A generalized reliability analysis framework for dependent competing failure processes with dynamic-zoned shocks

The increasing integration of intelligent systems and harsh operational environments has led to complex interactions between random shocks and natural degradation, making it critical to capture the dynamic reliability behavior of such systems. Traditional reliability models typically focus on failure probabilities or failure rates, lacking the ability to describe the continuous evolution of system states. To address this limitation, this paper proposes a generalized reliability analysis framework for Dependent Competing Failure Processes with Dynamic-Zoned Shocks (DCFP-DS), with a particular focus on the evolution of probability density functions (PDFs).
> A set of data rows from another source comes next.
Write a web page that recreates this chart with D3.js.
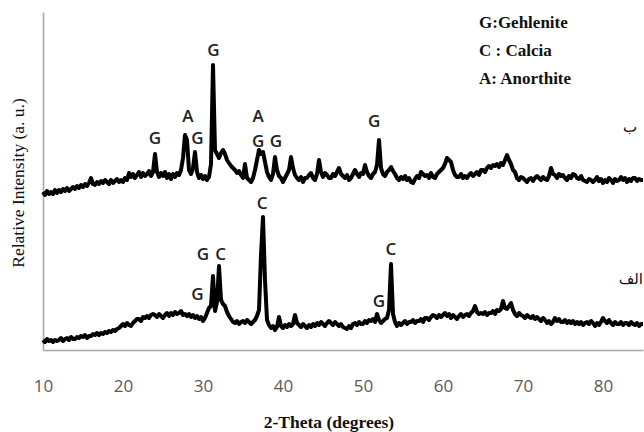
<!DOCTYPE html>
<html><head><meta charset="utf-8">
<script src="https://cdn.jsdelivr.net/npm/d3@7/dist/d3.min.js"></script>
<style>body{margin:0;background:#fff}svg{display:block}</style>
</head><body>
<script>
// 2-Theta tick values
const xTicks = [10, 20, 30, 40, 50, 60, 70, 80];

// scan grid: 10 to 85 degrees, 0.25 degree step
const theta = d3.range(10, 85.001, 0.25);

// Upper pattern (ب): relative intensity (a.u., offset included), one value per grid step
const upperI = [
158,155,159,156, 158,156,160,157, 160,158,161,159, 162,159,161,163, 161,164,162,165,
163,166,164,167, 172,166,165,168, 166,169,167,170, 168,166,170,167, 169,171,168,170,
168,172,170,177, 173,176,172,175, 178,173,177,174, 176,179,174,178, 196,178,173,177,
174,178,172,176, 171,176,173,177, 175,180,192,215, 210,180,176,182, 198,178,172,175,
171,174,170,173, 186,285,200,196, 192,197,200,196, 190,187,184,182, 180,177,179,175,
172,186,172,170, 168,172,180,190, 200,196,198,188, 178,173,170,176, 193,180,174,172,
168,172,176,180, 193,182,175,172, 170,173,168,172, 172,175,177,172, 170,176,190,178,
173,177,175,172, 172,176,174,178, 182,176,174,172, 175,170,172,176, 180,176,173,177,
176,185,178,174, 172,176,178,185, 210,182,176,174, 178,180,183,179, 176,172,170,173,
171,174,170,172, 168,167,171,174, 172,178,176,174, 175,172,177,173, 172,176,178,180,
182,186,192,190, 188,180,175,173, 173,176,172,174, 172,175,177,174, 176,178,175,180,
180,178,182,184, 182,185,184,186, 183,187,185,190, 195,190,186,180, 178,172,170,173,
172,170,168,171, 172,169,172,174, 172,170,173,171, 170,174,182,176, 175,172,176,174,
175,172,170,174, 172,176,175,172, 171,174,170,169, 168,171,170,168, 170,173,169,171,
167,170,168,172, 170,167,171,169, 170,173,170,172, 168,171,169,172, 172,169,171,170,
170];

// Lower pattern (الف)
const lowerI = [
10,8,11,9, 10,8,10,9, 10,12,9,11, 12,10,13,11, 11,13,12,14,
13,15,12,14, 14,16,15,17, 15,17,16,18, 17,19,18,20, 19,21,22,24,
26,24,27,25, 24,27,29,31, 31,29,33,32, 34,32,35,36, 35,33,36,34,
32,35,37,34, 37,35,38,36, 37,39,35,36, 34,36,33,35, 32,34,31,33,
29,32,37,42, 44,74,39,48, 84,50,46,44, 38,34,31,28, 27,29,26,28,
29,27,30,28, 26,28,30,34, 40,95,133,70, 30,25,22,24, 20,23,33,24,
22,25,23,26, 24,26,35,27, 25,23,26,24, 22,25,23,26, 24,27,25,28,
26,24,27,29, 27,25,28,26, 24,26,23,22, 21,24,22,26, 27,25,28,26,
26,29,27,30, 29,31,28,36, 30,27,29,31, 32,40,86,36, 28,24,27,25,
27,29,26,28, 28,30,27,29, 29,31,28,32, 32,30,33,35, 34,32,35,33,
35,37,34,36, 32,35,33,31, 34,36,33,35, 36,34,37,39, 44,38,36,37,
36,38,35,37, 37,39,36,40, 39,41,49,42, 41,44,47,40, 36,34,37,35,
34,32,35,33, 32,34,31,33, 31,29,32,30, 27,29,26,28, 32,29,31,28,
28,30,27,29, 27,29,26,28, 26,28,25,27, 28,26,29,27, 24,27,25,28,
32,29,27,30, 27,25,28,26, 26,28,25,27, 27,25,28,26, 25,27,24,26,
26];

// Peak labels: phase letter, 2-theta, intensity position
const upperLabels = ["G","A","G","G","A","G","G","G"];
const upperLabelTheta = [24,28.1,29.3,31.3,36.9,36.9,39.1,51.4];
const upperLabelI = [213,235,213,301,235,210,210,230];
const lowerLabels = ["G","G","C","C","G","C"];
const lowerLabelTheta = [29.3,30,32.2,37.4,52,53.5];
const lowerLabelI = [57,97,97,148,50,102];

const legendItems = ["G:Gehlenite","C : Calcia","A: Anorthite"];
const xTitle = "2-Theta (degrees)";
const yTitle = "Relative Intensity (a. u.)";

const W = 644, H = 432;
const svg = d3.select("body").append("svg").attr("width", W).attr("height", H);

const x = d3.scaleLinear().domain([10, 85]).range([43, 643]);
const y = d3.scaleLinear().domain([0, 338]).range([350, 12]);

const gx = svg.append("g").attr("transform", `translate(0,${y(0)})`)
  .call(d3.axisBottom(x).tickValues(xTicks).tickSize(0).tickPadding(30).tickFormat(d3.format("d")));
gx.select(".domain").attr("stroke", "#a8a8a8").attr("stroke-width", 1.6);
gx.selectAll("text").attr("font-family", "'Open Sans', sans-serif").attr("font-size", 17).attr("fill", "#595959");

const gy = svg.append("g").attr("transform", `translate(${x(10)},0)`)
  .call(d3.axisLeft(y).tickValues([]).tickSize(0));
gy.select(".domain").attr("stroke", "#a8a8a8").attr("stroke-width", 1.6);

const line = d3.line().x(d => x(d[0])).y(d => y(d[1]));

function trace(ii) {
  svg.append("path").datum(theta.map((t, k) => [t, ii[k]]))
    .attr("d", line).attr("fill", "none").attr("stroke", "#000")
    .attr("stroke-width", 4).attr("stroke-linejoin", "round");
}
trace(upperI);
trace(lowerI);

function labels(ls, th, ii) {
  svg.append("g").selectAll("text").data(ls).join("text")
    .attr("x", (d, k) => x(th[k])).attr("y", (d, k) => y(ii[k]))
    .attr("text-anchor", "middle").attr("dominant-baseline", "central")
    .attr("font-family", "'Open Sans', sans-serif").attr("font-weight", 600)
    .attr("font-size", 17).attr("fill", "#222").text(d => d);
}
labels(upperLabels, upperLabelTheta, upperLabelI);
labels(lowerLabels, lowerLabelTheta, lowerLabelI);

svg.append("g").selectAll("text").data(legendItems).join("text")
  .attr("x", 479).attr("y", (d, k) => 28 + k * 28)
  .attr("font-family", "'Liberation Serif', serif").attr("font-weight", "bold")
  .attr("font-size", 17).attr("fill", "#111").text(d => d);

svg.append("text").attr("x", 630).attr("y", 132).attr("text-anchor", "middle")
  .attr("font-family", "'DejaVu Sans', sans-serif").attr("font-size", 15).attr("fill", "#111").text("ب");
svg.append("text").attr("x", 643).attr("y", 284).attr("text-anchor", "end")
  .attr("font-family", "'DejaVu Sans', sans-serif").attr("font-size", 15).attr("fill", "#111").text("الف");

svg.append("text").attr("x", 329).attr("y", 428).attr("text-anchor", "middle")
  .attr("font-family", "'Liberation Serif', serif").attr("font-weight", "bold")
  .attr("font-size", 17.5).attr("fill", "#111").text(xTitle);
svg.append("text").attr("transform", "translate(24,183) rotate(-90)").attr("text-anchor", "middle")
  .attr("font-family", "'Liberation Serif', serif")
  .attr("font-size", 17.5).attr("fill", "#111").text(yTitle);
</script>
</body></html>
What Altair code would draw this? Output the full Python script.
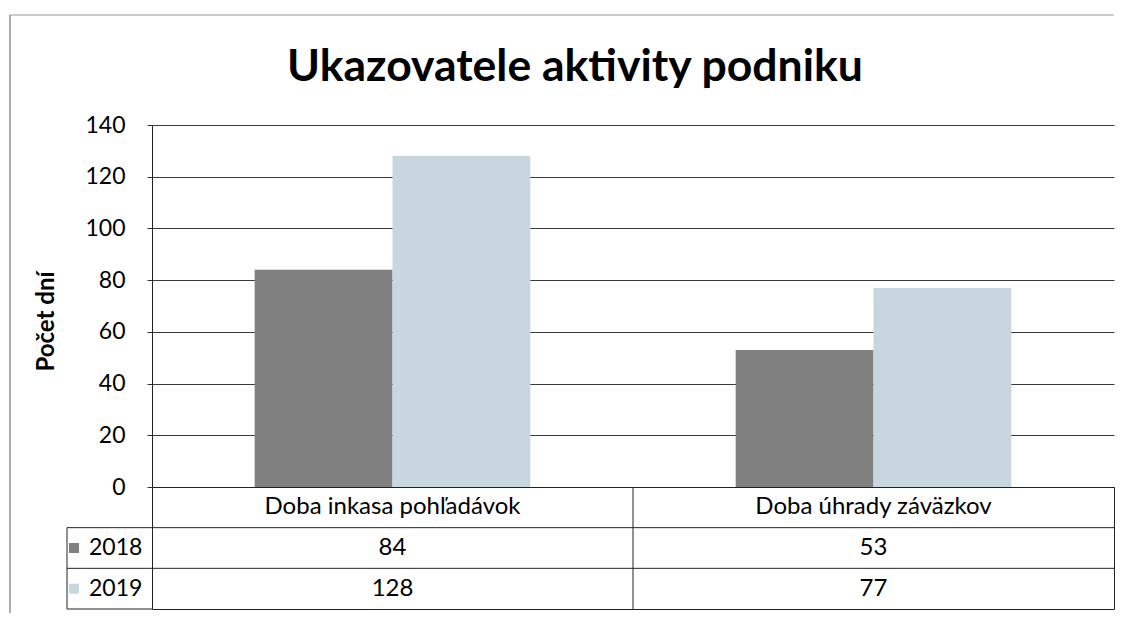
import altair as alt
import pandas as pd

categories = ["Doba inkasa pohľadávok", "Doba úhrady záväzkov"]
years = ["2018", "2019"]
values_2018 = [84, 53]
values_2019 = [128, 77]
y_ticks = [0, 20, 40, 60, 80, 100, 120, 140]
year_colors = ["#808080", "#c7d6df"]
title_text = "Ukazovatele aktivity podniku"
y_title = "Počet dní"

FONT = "Lato"
W = 962
H = 362
TH = 122

rows = []
for c, v18, v19 in zip(categories, values_2018, values_2019):
    rows.append({"cat": c, "year": "2018", "value": v18})
    rows.append({"cat": c, "year": "2019", "value": v19})
df = pd.DataFrame(rows)

xscale = alt.Scale(domain=categories, paddingInner=0, paddingOuter=0)
color_scale = alt.Scale(domain=years, range=year_colors)

bars = alt.Chart(df).mark_bar().encode(
    x=alt.X("cat:N", scale=xscale, axis=None, sort=categories),
    xOffset=alt.XOffset("year:N", scale=alt.Scale(domain=years, paddingOuter=0.745, paddingInner=0)),
    y=alt.Y(
        "value:Q",
        scale=alt.Scale(domain=[0, 140], nice=False),
        axis=alt.Axis(
            values=y_ticks,
            title=y_title,
            titleFont=FONT,
            titleFontSize=24,
            titleFontWeight="bold",
            titleColor="black",
            titleX=-94,
            titleY=196,
            labelFont=FONT,
            labelFontSize=23,
            labelColor="black",
            labelPadding=22,
            tickSize=5,
            tickColor="#333333",
            domainColor="#222222",
            grid=True,
            gridColor="#3a3a3a",
            gridWidth=1,
        ),
    ),
    color=alt.Color("year:N", scale=color_scale, legend=None),
)

title_df = pd.DataFrame({"t": [title_text]})
title_mark = alt.Chart(title_df).mark_text(
    font=FONT, fontSize=44.5, fontWeight="bold", color="black", align="center", baseline="alphabetic"
).encode(text="t:N", x=alt.value(423), y=alt.value(-44))

frame_df = pd.DataFrame({"k": [1]})
top_border = alt.Chart(frame_df).mark_rule(color="#9a9a9a", strokeWidth=1.2).encode(
    x=alt.value(-142), x2=alt.value(W), y=alt.value(-110)
)
left_border_top = alt.Chart(frame_df).mark_rule(color="#777777", strokeWidth=1.2).encode(
    x=alt.value(-142), y=alt.value(-110), y2=alt.value(H)
)

top = alt.layer(bars, title_mark, top_border, left_border_top).properties(
    width=W, height=H, view=alt.ViewBackground(stroke=None)
)

# data table
trow = []
for c in categories:
    trow.append({"row": "header", "cat": c, "label": c})
for c, v18, v19 in zip(categories, values_2018, values_2019):
    trow.append({"row": "2018", "cat": c, "label": str(v18)})
    trow.append({"row": "2019", "cat": c, "label": str(v19)})
tdf = pd.DataFrame(trow)
row_domain = ["header"] + years
yrow = alt.Scale(domain=row_domain, paddingInner=0, paddingOuter=0)
xtab = alt.Scale(domain=categories, paddingInner=0, paddingOuter=0)

cell_text = alt.Chart(tdf).mark_text(font=FONT, fontSize=24, color="black").encode(
    x=alt.X("cat:N", scale=xtab, axis=None, sort=categories),
    y=alt.Y("row:N", scale=yrow, axis=None, sort=row_domain),
    text="label:N",
)

ydf = pd.DataFrame({"row": years, "year": years})
row_labels = alt.Chart(ydf).mark_text(font=FONT, fontSize=23, color="black", align="left").encode(
    x=alt.value(-63),
    y=alt.Y("row:N", scale=yrow, axis=None, sort=row_domain),
    text="year:N",
)
row_keys = alt.Chart(ydf).mark_point(shape="square", filled=True, size=100, opacity=1).encode(
    x=alt.value(-78),
    y=alt.Y("row:N", scale=yrow, axis=None, sort=row_domain),
    color=alt.Color("year:N", scale=color_scale, legend=None),
)

hlines = alt.Chart(ydf).mark_rule(color="#222222", strokeWidth=1).encode(
    x=alt.value(-85), x2=alt.value(W),
    y=alt.Y("row:N", scale=yrow, axis=None, sort=row_domain, bandPosition=0),
)
bottom_line = alt.Chart(pd.DataFrame({"row": ["2019"]})).mark_rule(color="#222222", strokeWidth=1).encode(
    x=alt.value(-85), x2=alt.value(0),
    y=alt.Y("row:N", scale=yrow, axis=None, sort=row_domain, bandPosition=1),
)
left_cell = alt.Chart(frame_df).mark_rule(color="#222222", strokeWidth=1).encode(
    x=alt.value(-85), y=alt.value(TH / 3), y2=alt.value(TH)
)
vline = alt.Chart(pd.DataFrame({"cat": [categories[1]]})).mark_rule(color="#222222", strokeWidth=1).encode(
    x=alt.X("cat:N", scale=xtab, axis=None, sort=categories, bandPosition=0),
)
left_border_bottom = alt.Chart(frame_df).mark_rule(color="#777777", strokeWidth=1.2).encode(
    x=alt.value(-142), y=alt.value(0), y2=alt.value(TH + 4)
)

table = alt.layer(hlines, bottom_line, left_cell, vline, cell_text, row_labels, row_keys, left_border_bottom).properties(
    width=W, height=TH, view=alt.ViewBackground(stroke="#222222", strokeWidth=1)
)

chart = alt.vconcat(top, table, spacing=0, bounds="flush").properties(
    padding={"left": 0, "top": 6, "right": 5, "bottom": 2},
    background="white",
).configure_view(stroke=None)

chart.save("out.html", embed_options={"renderer": "svg", "actions": False})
First, a novel modeling approach is introduced by defining dynamic-zoned shocks, which systematically characterize the bidirectional dependency between degradation and shocks. The reliability model is then formulated using Piecewise-Deterministic Markov Processes (PDMPs) to unify continuous degradation and discrete shock events. To analyze the probabilistic dynamics, stochastic semigroup theory is employed to derive the Probability Density Evolution Equation (PDEE), providing a rigorous operator-theoretic foundation for modeling state evolution. For solving the resulting PDEEs efficiently, the Physics-Informed Neural Network (PINN) method is incorporated as a mesh-free computational scheme. Finally, the proposed framework is applied to a micro-electro-mechanical system (MEMS) case study. The results demonstrate the framework’s capability in capturing the state evolution and improving the accuracy and interpretability of reliability analysis under complex failure mechanisms.